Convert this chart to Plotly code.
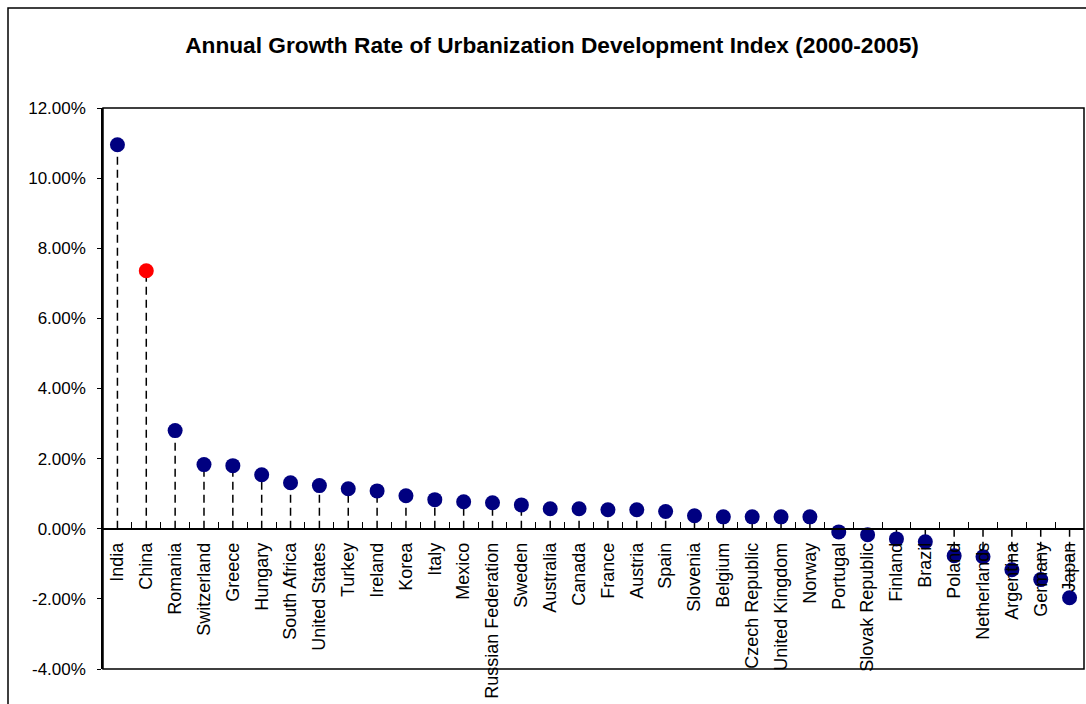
import plotly.graph_objects as go

countries = ["India", "China", "Romania", "Switzerland", "Greece", "Hungary", "South Africa",
             "United States", "Turkey", "Ireland", "Korea", "Italy", "Mexico",
             "Russian Federation", "Sweden", "Australia", "Canada", "France", "Austria",
             "Spain", "Slovenia", "Belgium", "Czech Republic", "United Kingdom", "Norway",
             "Portugal", "Slovak Republic", "Finland", "Brazil", "Poland", "Netherlands",
             "Argentina", "Germany", "Japan"]
growth = [0.1095, 0.0736, 0.0280, 0.0183, 0.0180, 0.0154, 0.0131,
          0.0123, 0.0114, 0.0108, 0.0094, 0.0083, 0.0077,
          0.0074, 0.0068, 0.0057, 0.0057, 0.0054, 0.0054,
          0.0049, 0.0037, 0.0034, 0.0034, 0.0034, 0.0034,
          -0.0009, -0.0017, -0.0029, -0.0037, -0.0077, -0.0080,
          -0.0117, -0.0145, -0.0197]
highlight = "China"
ytick_vals = [-0.04, -0.02, 0.0, 0.02, 0.04, 0.06, 0.08, 0.10, 0.12]
ytick_text = ["-4.00%", "-2.00%", "0.00%", "2.00%", "4.00%", "6.00%", "8.00%", "10.00%", "12.00%"]
title = "Annual Growth Rate of Urbanization Development Index (2000-2005)"

FONT = "Liberation Sans, Arial, sans-serif"

W, H = 1086, 704
L, T, PW, PH = 103, 108, 981, 561

lx, ly = [], []
for c, v in zip(countries, growth):
    lx += [c, c, None]
    ly += [0, v, None]

colors = ["#FF0000" if c == highlight else "#000080" for c in countries]

fig = go.Figure()
fig.add_trace(go.Scatter(x=lx, y=ly, mode="lines",
                         line=dict(color="black", width=1.5, dash="8px,5px"),
                         hoverinfo="skip", showlegend=False))
fig.add_trace(go.Scatter(x=countries, y=growth, mode="markers",
                         marker=dict(color=colors, size=15, line=dict(width=0)),
                         showlegend=False))

ymin, ymax = -0.04, 0.12
zero_pos = (0 - ymin) / (ymax - ymin)

fig.update_layout(
    width=W, height=H,
    margin=dict(l=L, r=W - L - PW, t=T, b=H - T - PH),
    paper_bgcolor="white", plot_bgcolor="white",
    font=dict(family=FONT, size=18, color="black"),
    title=dict(text="<b>" + title + "</b>", x=552 / W, xanchor="center",
               y=1 - 45 / H, yanchor="middle", yref="container",
               font=dict(family=FONT, size=22.7, color="black")),
    xaxis=dict(type="category", categoryorder="array", categoryarray=countries,
               anchor="free", position=zero_pos,
               showline=True, linecolor="black", linewidth=1.5,
               ticks="inside", tickson="boundaries", ticklen=6, tickcolor="black",
               tickangle=-90, showgrid=False, zeroline=False, automargin=False,
               ticklabelstandoff=6,
               tickfont=dict(family=FONT, size=18, color="black"),
               range=[-0.5, len(countries) - 0.5]),
    yaxis=dict(range=[ymin, ymax], tickvals=ytick_vals, ticktext=ytick_text,
               showline=True, linecolor="black", linewidth=1.5,
               ticks="outside", ticklen=4, tickcolor="black",
               ticklabelstandoff=8,
               showgrid=False, zeroline=False, automargin=False,
               tickfont=dict(family=FONT, size=17, color="black")),
    shapes=[
        dict(type="rect", xref="paper", yref="paper", x0=0, x1=1, y0=0, y1=1,
             line=dict(color="black", width=1.5), layer="below"),
        dict(type="rect", xref="paper", yref="paper",
             x0=-(L - 8) / PW, x1=1.05, y0=-0.2, y1=1 + (T - 8) / PH,
             line=dict(color="black", width=1.5), layer="below"),
    ],
)

fig.write_html("out.html", config={"displayModeBar": False},
               post_script="document.body.style.margin='0';document.body.style.overflow='hidden';")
⁂
- [Required work]
Copy nothing but the lines from the top of the material through the line holding "import plotly.graph_objects as go", exactly as written; omit pictures.

- [Exercise solution]
Convert this chart to Plotly code.
import plotly.graph_objects as go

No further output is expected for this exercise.